How Recursion works in C
Lets assume a function:
int MyFunc(int counter) {
// check this functions counter value from the stack (most recent push)
// if counter is 0, we've reached the terminating condition, return it
if(counter == 0) {
return counter;
}
else {
// terminating condition not reached, push (counter-1) onto stack and recurse
int valueToPrint = MyFunc(counter - 1);
// print out the value returned by the recursive call
printf("%d", valueToPrint);
// return the value that was supplied to use
// (usually done via a register I think)
return counter;
}
}
int main() {
// Push 9 onto the stack, we don't care about the return value...
MyFunc(9);
}
The output is: 012345678
The first time through MyFunc, count is 9. It fails the terminating check (it is not 0), so the recursive call is invoked, with (counter -1), 8.
This repeats, decrementing the value pushed onto the stack each time until counter == 0. At this point, the terminating clause fires and the function simply returns the value of counter (0), usually in a register.
The next call up the stack, uses the returned value to print (0), then returns the value that was supplied into it when it was called (1). This repeats:
The next call up the stack, uses the returned value to print (1), then returns the value that was supplied into it when it was called (2). etc, till you get to the top of the stack.
So, if MyFunc was invoked with 3, you'd get the equivalent of (ignoring return addresses etc from the stack):
Call MyFunc(3) Stack: [3]
Call MyFunc(2) Stack: [2,3]
Call MyFunc(1) Stack: [1,2,3]
Call MyFunc(0) Stack: [0,1,2,3]
Termination fires (top of stack == 0), return top of stack(0).
// Flow returns to:
MyFunc(1) Stack: [1,2,3]
Print returned value (0)
return current top of stack (1)
// Flow returns to:
MyFunc(2) Stack: [2,3]
Print returned value (1)
return current top of stack (2)
// Flow returns to:
MyFunc(3) Stack: [3]
Print returned value (2)
return current top of stack (3)
// and you're done...
How things get unwind when the exit condition is reached?

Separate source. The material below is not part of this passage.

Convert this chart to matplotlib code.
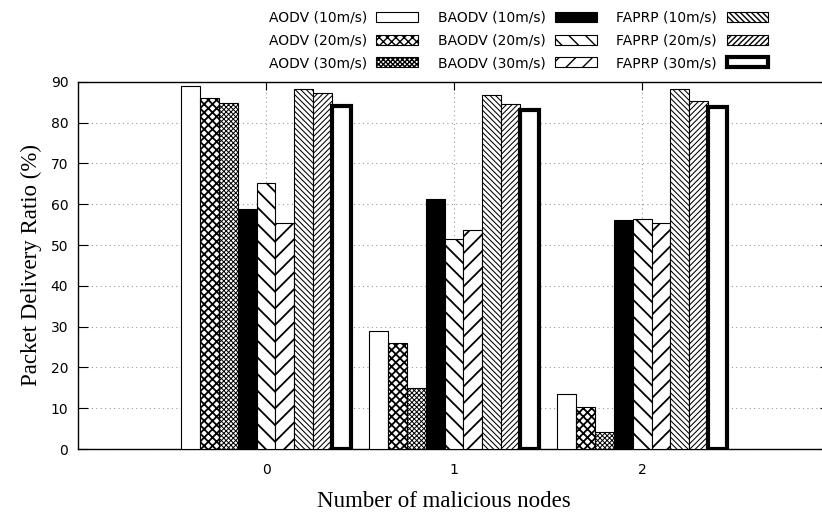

First, few words about recursion: a divide and conquer method used for complex tasks that can be gradually decomposed and reduced to a simple instances of the initial task until a form(base case) that allows direct calculation is reached. It is a notion closely related to mathematical induction.
More specifically, a recursive function calls itself, either directly or indirectly. In direct recursion function, foo(), makes another call to itself. In indirect recursion, function foo() makes a call to function moo(), which in turn calls function foo(), until the base case is reached, and then, the final result is accumulated in the exact reverse order of the initial recursive function call.
Example:
Factorial n, denoted n!, is the product of positive integers from 1 to n. The factorial can be formally defined as:
factorial(0)=1, (base case)
factorial(n)= n * factorial(n-1), for n > 0. (recursive call)
Recursion shows up in this definition as we define factrorial(n) in terms of factorial(n-1).
Every recursion function should have termination condition to end recursion. In this example, when n=0, recursion stops. The above function expressed in C is:
int fact(int n){
if(n == 0){
return 1;
}
return (n * fact(n-1));
}
This example is an example of direct recursion.
How is this implemented? At the software level, its implementation is not different from implementing other functions(procedures). Once you understand that each procedure call instance is distinct from the others, the fact that a recursive function calls itself does not make any big difference.
Each active procedure maintains an activation record, which is stored on the stack. The activation record consists of the arguments, return address (of the caller), and local variables.
The activation record comes into existence when a procedure is invoked and disappears after the procedure is terminated and the result is returned to the caller. Thus, for each procedure that is not terminated, an activation record that contains the state of that procedure is stored. The number of activation records, and hence the amount of stack space required to run the program, depends on the depth of recursion.
Also can anyone please give me a diagramatic view of recursion?
Next figure shows the activation record for factorial(3):
As you can see from the figure, each call to the factorial creates an activation record until the base case is reached and starting from there we accumulate the result in the form of product.